Asynchronous communication decouples the sender and receiver in time, allowing systems to absorb spikes in traffic and tolerate partial failure. It increases resilience and throughput but adds complexity in monitoring and error handling.
HTTP/REST is the default protocol for synchronous communication due to its simplicity, ecosystem support, and stateless design. It’s ideal for CRUD APIs, frontend-backend interactions, and short-lived service calls.
WebSocket maintains long-lived, bidirectional connections and is suited for real-time applications like chat, live dashboards, or collaborative editing. It offers a more interactive experience but requires explicit connection management.
gRPC enables high-performance communication between services using strongly typed contracts and efficient binary serialization. It supports both synchronous and streaming models and is ideal for service meshes and internal APIs.
AMQP is a protocol built for reliability, message routing, and guaranteed delivery. It powers background job systems, decoupled workflows, and enterprise-grade message queues through tools like RabbitMQ.
MQTT is designed for resource-constrained devices and flaky networks.
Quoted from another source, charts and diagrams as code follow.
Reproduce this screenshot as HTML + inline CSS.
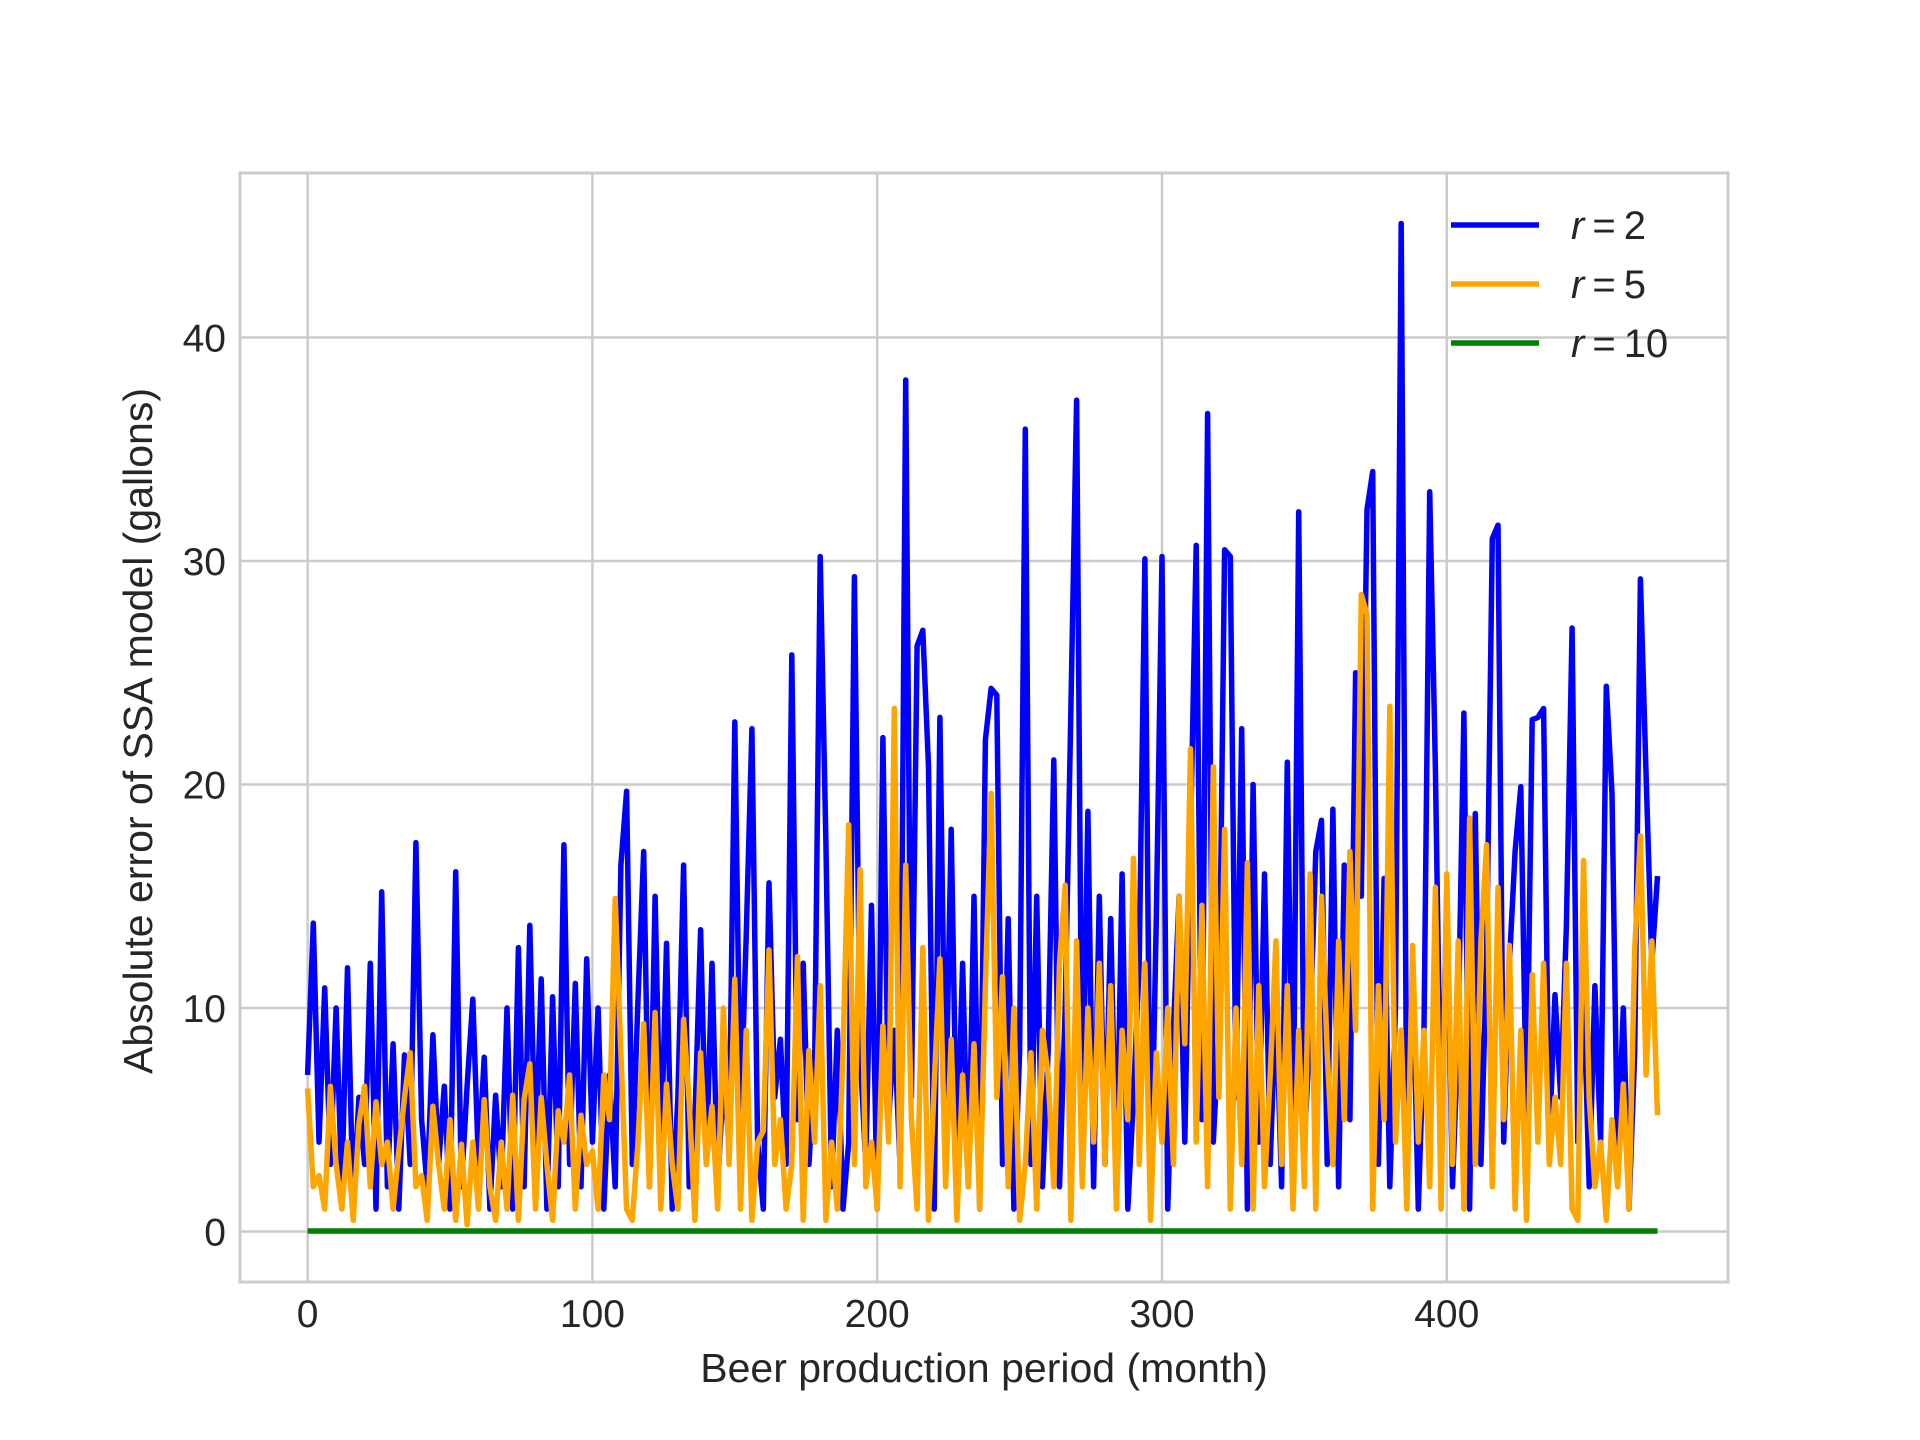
<!DOCTYPE html>
<html><head><meta charset="utf-8">
<style>
html,body{margin:0;padding:0;background:#fff;}
svg{display:block;font-family:"Liberation Sans","DejaVu Sans",sans-serif;}
</style></head>
<body>
<svg id="chart" width="1920" height="1440" viewBox="0 0 1920 1440"></svg>
<script>
const xTicks = [0, 100, 200, 300, 400];
const yTicks = [0, 10, 20, 30, 40];
const seriesLabels = ["r = 2", "r = 5", "r = 10"];
const monthStep = 2;
const errR2 = [
7,13.8,4,10.9,3,10,2,11.8,1,6,
3,12,1,15.2,2,8.4,1,7.9,3,17.4,
5,2,8.8,3,6.5,1,16.1,2,6.5,10.4,
3,7.8,1,6.1,2,10,1,12.7,2,13.7,
3,11.3,1,10.5,2,17.3,3,11.1,2,12.2,
4,10,1,7,2,16.4,19.7,3,10.4,17,
2,15,3,12.9,1,6,16.4,2,5,13.5,
3,12,2,6.8,4,22.8,5,13.2,22.5,4,
1,15.6,6,8.6,3,25.8,5,12,3,7.2,
30.2,17.4,2,9,1,4,29.3,8,3,14.6,
1,22.1,5,9,3,38.1,6,26.2,26.9,20.8,
1,23,5,18,3,12,2,15,1,22,
24.3,24,3,14,1,8,35.9,3,15,2,
8,21.1,2,10,23.4,37.2,4,18.8,2,15,
3,14,2,16,1,6,12,30.1,1,14,
30.2,1,9,15,4,17.6,30.7,5,36.6,4,
9,30.5,30.2,6,22.5,1,20,4,16,3,
10.4,2,21,3,32.2,4,9,17,18.4,3,
18.9,2,16.4,5,25,15,32.3,34,3,15.8,
2,10,45.1,3,12,1,9,33.1,20.7,4,
15,2,9,23.2,1,18.7,3,12.3,31,31.6,
4,12,17,19.9,5,22.9,23,23.4,4,10.6,
6,13.7,27,4,11,2,11,4,24.4,19.6,
3,10,1,8,29.2,20.4,12,15.9];
const errR5 = [
6.4,2,2.5,1,6.5,3,1,4,0.5,4.8,
6.5,2,5.8,3,4,1,3.6,6,8,2,
2.5,0.5,5.6,3,1,5,0.5,3.9,0.3,4,
1,5.9,2,0.5,4,1,6.1,0.5,5.9,7.5,
1,6,3,0.5,5.4,4,7,1,5.2,3,
3.6,1,7,5,14.9,8,1,0.5,4,9.3,
2,9.8,1,6.6,3,1,9.5,5.8,0.5,8,
3,5.6,1,10,3,11.3,1,9,0.5,4,
4.5,12.6,3,5,1,3,12.3,0.5,8.1,4,
11,0.5,4,1,8,18.2,3,16.2,2,4,
1,9.2,4,23.4,2,16.4,5,1,12.7,0.5,
6.6,12.2,2,8.6,0.5,7,2,8.4,1,11,
19.6,6,11.4,2,10,0.5,3,8,1,9,
7,2,12,15.5,0.5,13,2,10,4,12,
3,11,1,9,5,16.7,3,12,0.5,8,
4,10,3,15,8.4,21.6,4,14.6,2,20.8,
6,18,1,10,3,16.5,1,11,2,7,
13,3,11,1,9,2,16,1,15,8,
3,13,5,17,9,28.5,27.6,1,11,5,
23.5,4,9,1,12.8,4,9,2,15.4,1,
16,3,13,1,18.5,3,13,17.3,2,15.4,
5,12.8,1,9,0.5,11.5,4,12,3,6,
3,12,1,0.5,16.6,6,2,4,0.5,5,
2,6.6,1,12.6,17.7,7,13,5.2];
const errR10 = errR2.map(() => 0.02);

const svg = document.getElementById('chart');
const NS = 'http://www.w3.org/2000/svg';
const L = 240, R = 1728, T = 173, B = 1282;
const xMin = -23.75, xMax = 498.75, yMin = -2.26, yMax = 47.36;
const xs = v => L + (v - xMin) / (xMax - xMin) * (R - L);
const ys = v => B - (v - yMin) / (yMax - yMin) * (B - T);
function mk(tag, attrs, parent) {
  const e = document.createElementNS(NS, tag);
  for (const k in attrs) e.setAttribute(k, attrs[k]);
  (parent || svg).appendChild(e);
  return e;
}
const grid = mk('g', {});


xTicks.forEach(t => {
  const g = mk('line', {x1: xs(t), x2: xs(t), y1: T, y2: B, stroke: '#cccccc', 'stroke-width': 2.5}, grid);
  
  
  const tx = mk('text', {x: xs(t), y: 1327, 'text-anchor': 'middle', 'font-size': 39, fill: '#262626'});
  tx.textContent = t;
  
  
});
yTicks.forEach(t => {
  const g = mk('line', {x1: L, x2: R, y1: ys(t), y2: ys(t), stroke: '#cccccc', 'stroke-width': 2.5}, grid);
  
  
  const tx = mk('text', {x: 226, y: ys(t) + 14, 'text-anchor': 'end', 'font-size': 39, fill: '#262626'});
  tx.textContent = t;
  
  
});
const frame = mk('rect', {x: L, y: T, width: R - L, height: B - T, fill: 'none', stroke: '#cccccc', 'stroke-width': 3});



const colors = ['#0000ff', '#ffa500', '#008000'];
const names = ['line-r2', 'line-r5', 'line-r10'];
[errR2, errR5, errR10].forEach((arr, si) => {
  const d = arr.map((v, i) => (i ? 'L' : 'M') + xs(i * monthStep).toFixed(1) + ',' + ys(v).toFixed(1)).join(' ');
  const p = mk('path', {d: d, fill: 'none', stroke: colors[si], 'stroke-width': 5.5, 'stroke-linejoin': 'round'});
  
  
});

const legend = mk('g', {});


seriesLabels.forEach((lab, i) => {
  const y = 225 + i * 59;
  const ln = mk('line', {x1: 1451, x2: 1539, y1: y, y2: y, stroke: colors[i], 'stroke-width': 5.5}, legend);
  
  
  const parts = lab.split(' = ');
  const tx = mk('text', {x: 1571, y: y + 14, 'font-size': 40, fill: '#262626'}, legend);
  tx.innerHTML = '<tspan font-style="italic">' + parts[0] + '</tspan><tspan dx="8">=</tspan><tspan dx="8">' + parts[1] + '</tspan>';
  
  
});

const xl = mk('text', {x: 984, y: 1382, 'text-anchor': 'middle', 'font-size': 41, fill: '#262626'});
xl.textContent = 'Beer production period (month)';


const yl = mk('text', {x: 0, y: 0, 'text-anchor': 'middle', 'font-size': 41, fill: '#262626', transform: 'translate(152,731) rotate(-90)'});
yl.textContent = 'Absolute error of SSA model (gallons)';


</script>
</body></html>
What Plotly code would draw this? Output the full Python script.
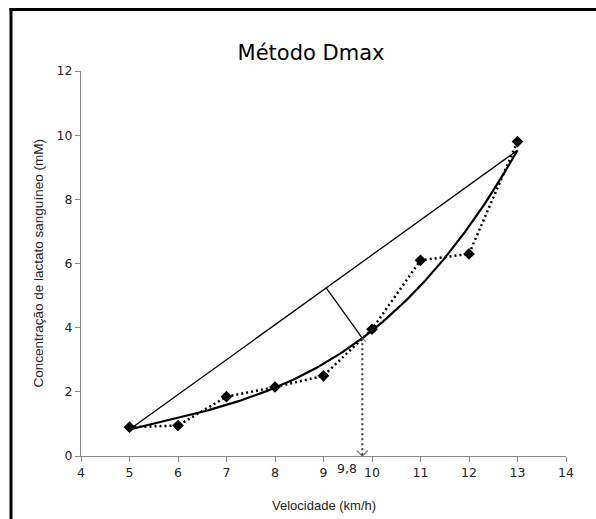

Its lightweight publish/subscribe model and persistent connections make it a natural fit for IoT, telemetry, and mobile use cases.
Synchronous communication is best used when real-time feedback or strong consistency is required, like payments, logins, or UI actions.
Asynchronous communication works well when tasks can be deferred or completed independently, like order processing, media uploads, or sending notifications.
Hybrid models are common in production systems. For example, a synchronous API call may trigger an asynchronous workflow in the background to offload heavy processing.
Synchronous systems are easier to trace and debug, but can become bottlenecks under high load or failure. Asynchronous systems scale better but demand stronger observability and operational safeguards.
Choosing a protocol should depend on use case constraints such as latency tolerance, message durability, client capabilities, and system coupling, not just developer familiarity or tooling preference.